Repeat, exactly as written, every line from the one holding "Clone this chart in seaborn and matplotlib." through the one holding "import seaborn as sns". Leave out all other lines.
— Start DATA IN THIS EXERCISE —
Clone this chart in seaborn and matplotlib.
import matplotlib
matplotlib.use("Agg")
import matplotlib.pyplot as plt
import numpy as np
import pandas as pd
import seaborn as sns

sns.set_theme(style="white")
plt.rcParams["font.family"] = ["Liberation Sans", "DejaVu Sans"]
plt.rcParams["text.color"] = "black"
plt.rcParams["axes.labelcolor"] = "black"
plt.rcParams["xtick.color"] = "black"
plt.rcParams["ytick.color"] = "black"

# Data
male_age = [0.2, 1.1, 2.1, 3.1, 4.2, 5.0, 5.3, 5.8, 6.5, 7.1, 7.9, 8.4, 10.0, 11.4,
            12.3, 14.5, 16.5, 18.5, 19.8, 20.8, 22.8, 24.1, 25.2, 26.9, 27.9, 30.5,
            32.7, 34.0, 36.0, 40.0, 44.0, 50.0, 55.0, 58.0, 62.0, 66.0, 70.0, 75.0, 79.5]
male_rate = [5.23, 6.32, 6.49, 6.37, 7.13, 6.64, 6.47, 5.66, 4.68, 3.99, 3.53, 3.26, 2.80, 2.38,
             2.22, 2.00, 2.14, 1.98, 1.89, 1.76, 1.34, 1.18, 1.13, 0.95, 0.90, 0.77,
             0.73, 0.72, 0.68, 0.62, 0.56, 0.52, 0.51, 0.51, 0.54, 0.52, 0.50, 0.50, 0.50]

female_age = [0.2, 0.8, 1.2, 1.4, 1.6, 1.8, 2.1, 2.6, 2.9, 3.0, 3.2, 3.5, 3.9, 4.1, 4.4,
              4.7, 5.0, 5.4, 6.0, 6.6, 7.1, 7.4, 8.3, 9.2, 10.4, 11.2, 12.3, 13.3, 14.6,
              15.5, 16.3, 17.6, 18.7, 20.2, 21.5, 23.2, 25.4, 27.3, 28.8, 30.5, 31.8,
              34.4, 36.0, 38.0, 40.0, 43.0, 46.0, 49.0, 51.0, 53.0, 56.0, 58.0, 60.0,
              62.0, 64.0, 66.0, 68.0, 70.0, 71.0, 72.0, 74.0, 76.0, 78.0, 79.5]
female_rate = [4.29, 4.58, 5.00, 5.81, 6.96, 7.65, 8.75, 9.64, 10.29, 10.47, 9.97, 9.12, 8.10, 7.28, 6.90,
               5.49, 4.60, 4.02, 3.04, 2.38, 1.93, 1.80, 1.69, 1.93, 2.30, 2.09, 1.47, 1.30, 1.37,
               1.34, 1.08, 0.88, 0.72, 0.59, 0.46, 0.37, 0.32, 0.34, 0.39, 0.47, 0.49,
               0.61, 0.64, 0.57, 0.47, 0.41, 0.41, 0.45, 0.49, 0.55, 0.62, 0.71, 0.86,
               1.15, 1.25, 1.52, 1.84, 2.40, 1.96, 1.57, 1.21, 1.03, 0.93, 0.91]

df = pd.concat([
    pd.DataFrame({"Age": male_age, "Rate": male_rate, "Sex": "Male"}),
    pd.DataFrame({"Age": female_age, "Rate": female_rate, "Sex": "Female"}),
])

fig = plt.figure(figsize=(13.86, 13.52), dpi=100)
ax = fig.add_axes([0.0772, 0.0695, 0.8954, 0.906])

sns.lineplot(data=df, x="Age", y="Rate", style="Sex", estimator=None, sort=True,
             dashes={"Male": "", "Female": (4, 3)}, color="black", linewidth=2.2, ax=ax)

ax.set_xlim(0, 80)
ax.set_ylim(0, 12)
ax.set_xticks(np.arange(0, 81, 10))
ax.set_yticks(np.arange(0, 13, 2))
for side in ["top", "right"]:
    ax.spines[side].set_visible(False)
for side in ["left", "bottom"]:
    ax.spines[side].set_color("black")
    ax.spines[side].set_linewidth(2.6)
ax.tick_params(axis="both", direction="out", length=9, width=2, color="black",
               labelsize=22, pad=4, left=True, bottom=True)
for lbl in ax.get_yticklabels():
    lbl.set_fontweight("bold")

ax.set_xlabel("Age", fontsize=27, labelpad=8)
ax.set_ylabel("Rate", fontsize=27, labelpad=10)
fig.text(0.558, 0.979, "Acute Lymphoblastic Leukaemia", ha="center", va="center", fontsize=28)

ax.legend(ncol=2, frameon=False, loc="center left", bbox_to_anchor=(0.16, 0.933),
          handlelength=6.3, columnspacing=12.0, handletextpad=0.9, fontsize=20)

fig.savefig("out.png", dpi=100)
— End DATA IN THIS EXERCISE —
— Start DATA IN THIS EXERCISE —
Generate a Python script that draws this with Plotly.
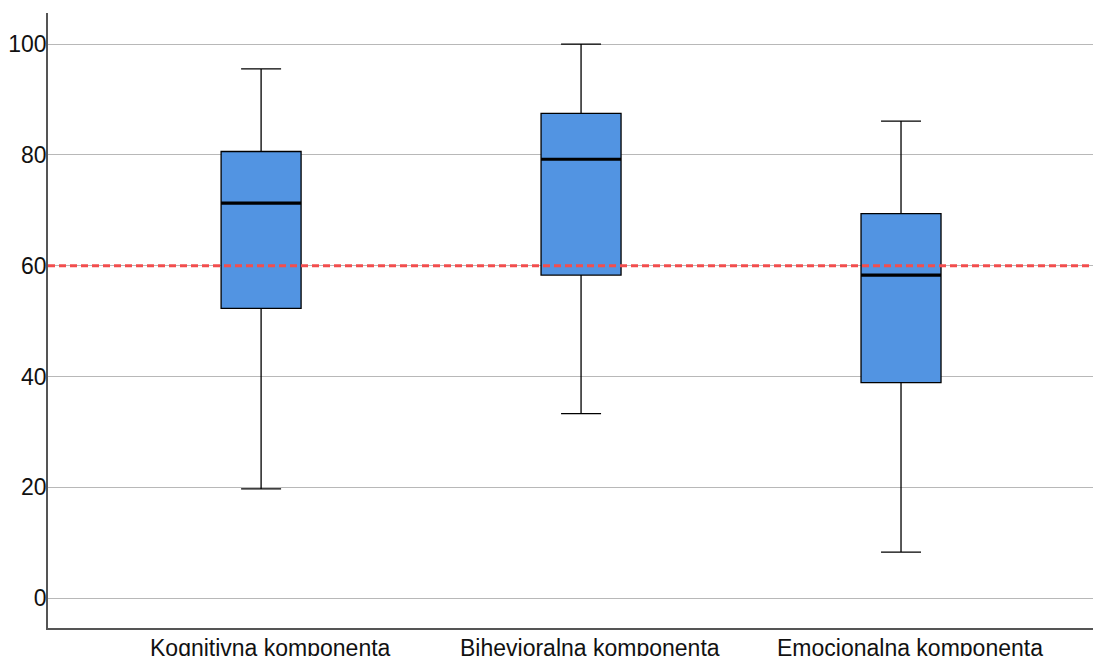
— End DATA IN THIS EXERCISE —
— Start DATA IN THIS EXERCISE —
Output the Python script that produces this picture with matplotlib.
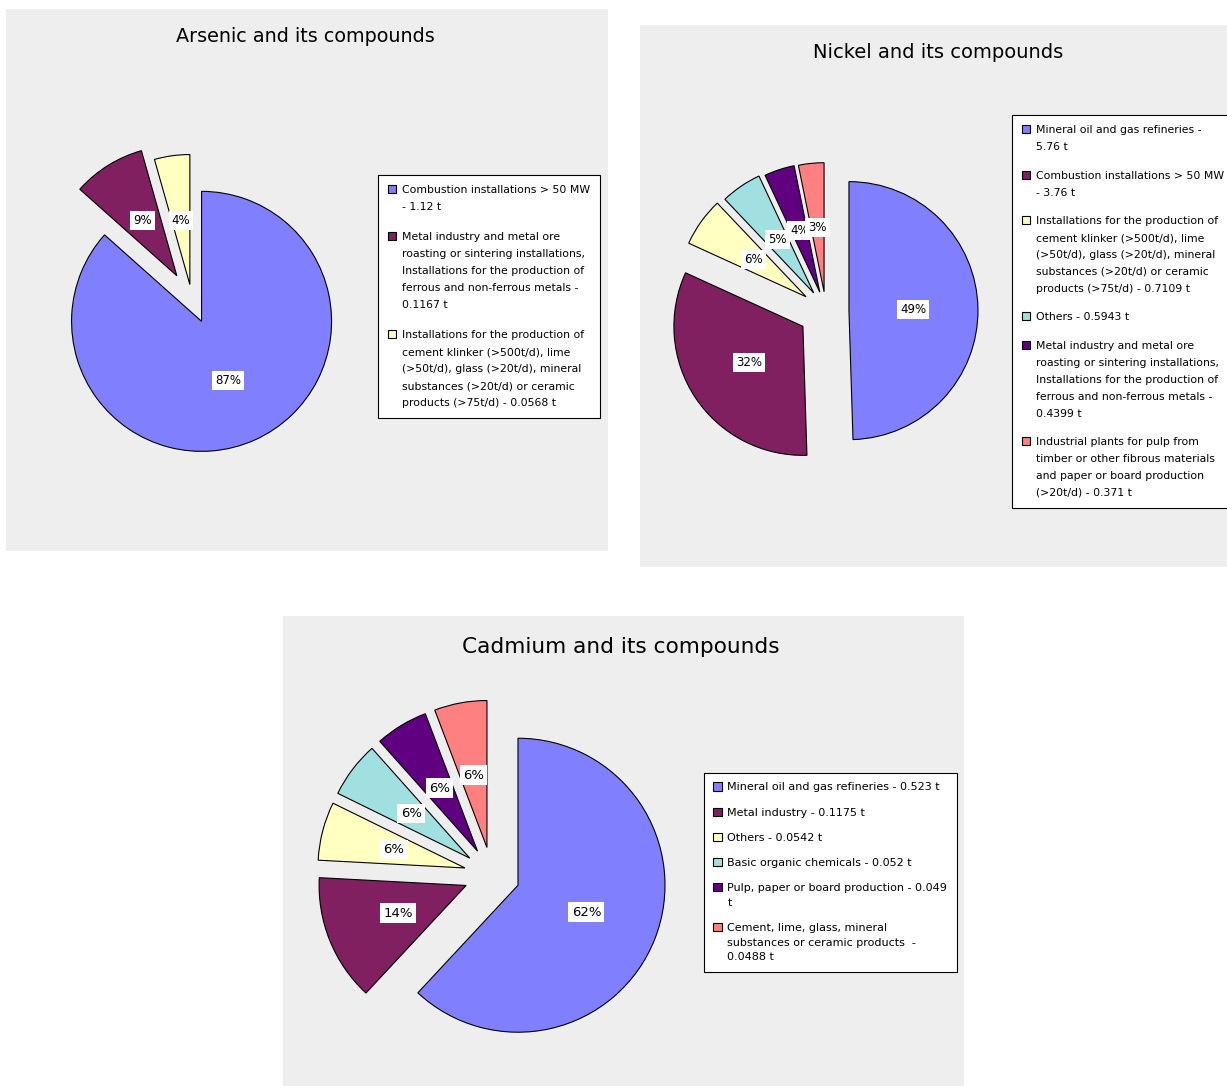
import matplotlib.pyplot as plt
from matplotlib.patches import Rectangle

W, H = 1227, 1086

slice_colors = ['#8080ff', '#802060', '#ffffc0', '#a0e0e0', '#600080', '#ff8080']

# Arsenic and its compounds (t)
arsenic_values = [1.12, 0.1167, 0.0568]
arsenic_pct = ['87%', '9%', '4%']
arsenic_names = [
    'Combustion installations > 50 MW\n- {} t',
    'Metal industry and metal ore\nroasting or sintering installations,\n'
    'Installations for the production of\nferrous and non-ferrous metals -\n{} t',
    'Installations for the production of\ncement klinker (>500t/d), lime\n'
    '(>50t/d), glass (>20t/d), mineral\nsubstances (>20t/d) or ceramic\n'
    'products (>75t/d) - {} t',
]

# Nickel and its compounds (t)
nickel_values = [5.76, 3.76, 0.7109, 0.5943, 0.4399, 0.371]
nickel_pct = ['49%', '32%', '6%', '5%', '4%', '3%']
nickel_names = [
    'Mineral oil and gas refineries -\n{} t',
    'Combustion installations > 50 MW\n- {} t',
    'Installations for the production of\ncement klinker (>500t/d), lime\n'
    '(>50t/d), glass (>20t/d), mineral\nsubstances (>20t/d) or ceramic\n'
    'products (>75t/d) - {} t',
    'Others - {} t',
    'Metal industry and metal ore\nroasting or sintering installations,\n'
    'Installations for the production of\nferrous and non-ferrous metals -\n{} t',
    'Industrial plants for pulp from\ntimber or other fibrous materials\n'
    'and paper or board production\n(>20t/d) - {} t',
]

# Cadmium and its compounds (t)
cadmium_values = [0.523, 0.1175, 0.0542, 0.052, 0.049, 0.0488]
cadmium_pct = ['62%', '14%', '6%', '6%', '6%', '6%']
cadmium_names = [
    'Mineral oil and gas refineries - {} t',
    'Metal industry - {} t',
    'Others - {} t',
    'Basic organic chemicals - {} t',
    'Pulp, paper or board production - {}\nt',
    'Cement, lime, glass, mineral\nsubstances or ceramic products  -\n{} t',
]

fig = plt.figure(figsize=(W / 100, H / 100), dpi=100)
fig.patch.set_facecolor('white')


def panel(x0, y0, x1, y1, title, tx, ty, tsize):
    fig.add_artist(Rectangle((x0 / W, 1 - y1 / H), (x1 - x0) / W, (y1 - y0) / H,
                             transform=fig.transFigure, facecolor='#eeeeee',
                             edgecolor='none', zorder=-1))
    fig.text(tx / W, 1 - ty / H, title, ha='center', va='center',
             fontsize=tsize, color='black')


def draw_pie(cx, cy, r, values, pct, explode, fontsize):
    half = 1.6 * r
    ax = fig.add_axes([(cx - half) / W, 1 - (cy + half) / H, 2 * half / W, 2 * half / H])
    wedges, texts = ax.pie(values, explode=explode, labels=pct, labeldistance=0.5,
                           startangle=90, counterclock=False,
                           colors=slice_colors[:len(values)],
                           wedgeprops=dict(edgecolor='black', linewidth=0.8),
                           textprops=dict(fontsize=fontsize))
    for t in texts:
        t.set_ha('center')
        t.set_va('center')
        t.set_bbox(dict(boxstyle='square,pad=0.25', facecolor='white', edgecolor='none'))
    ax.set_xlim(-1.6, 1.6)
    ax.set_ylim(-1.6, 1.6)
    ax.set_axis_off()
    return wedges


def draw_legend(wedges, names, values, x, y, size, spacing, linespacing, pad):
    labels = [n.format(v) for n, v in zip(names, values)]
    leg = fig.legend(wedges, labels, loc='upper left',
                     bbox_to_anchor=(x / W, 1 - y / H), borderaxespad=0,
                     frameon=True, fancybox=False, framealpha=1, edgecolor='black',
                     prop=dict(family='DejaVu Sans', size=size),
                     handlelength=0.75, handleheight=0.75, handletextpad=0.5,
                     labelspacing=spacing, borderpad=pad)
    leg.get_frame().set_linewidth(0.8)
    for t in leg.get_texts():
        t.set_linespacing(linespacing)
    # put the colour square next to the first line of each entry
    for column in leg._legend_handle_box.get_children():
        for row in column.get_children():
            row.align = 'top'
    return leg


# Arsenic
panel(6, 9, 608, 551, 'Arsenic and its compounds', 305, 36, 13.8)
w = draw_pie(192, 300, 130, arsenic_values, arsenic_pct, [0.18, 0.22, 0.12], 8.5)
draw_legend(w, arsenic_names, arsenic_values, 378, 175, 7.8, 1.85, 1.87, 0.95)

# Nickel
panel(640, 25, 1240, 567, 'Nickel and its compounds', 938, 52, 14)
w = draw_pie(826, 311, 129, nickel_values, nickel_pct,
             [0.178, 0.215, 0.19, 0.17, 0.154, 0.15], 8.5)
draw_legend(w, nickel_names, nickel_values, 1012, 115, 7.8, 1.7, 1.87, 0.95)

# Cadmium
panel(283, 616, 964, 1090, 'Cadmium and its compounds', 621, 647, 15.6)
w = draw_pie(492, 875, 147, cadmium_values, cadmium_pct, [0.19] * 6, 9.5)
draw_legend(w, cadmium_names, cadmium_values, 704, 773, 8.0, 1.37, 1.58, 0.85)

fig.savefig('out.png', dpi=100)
— End DATA IN THIS EXERCISE —
§ ANSWER TO THIS PROBLEM
Clone this chart in seaborn and matplotlib.
import matplotlib
matplotlib.use("Agg")
import matplotlib.pyplot as plt
import numpy as np
import pandas as pd
import seaborn as sns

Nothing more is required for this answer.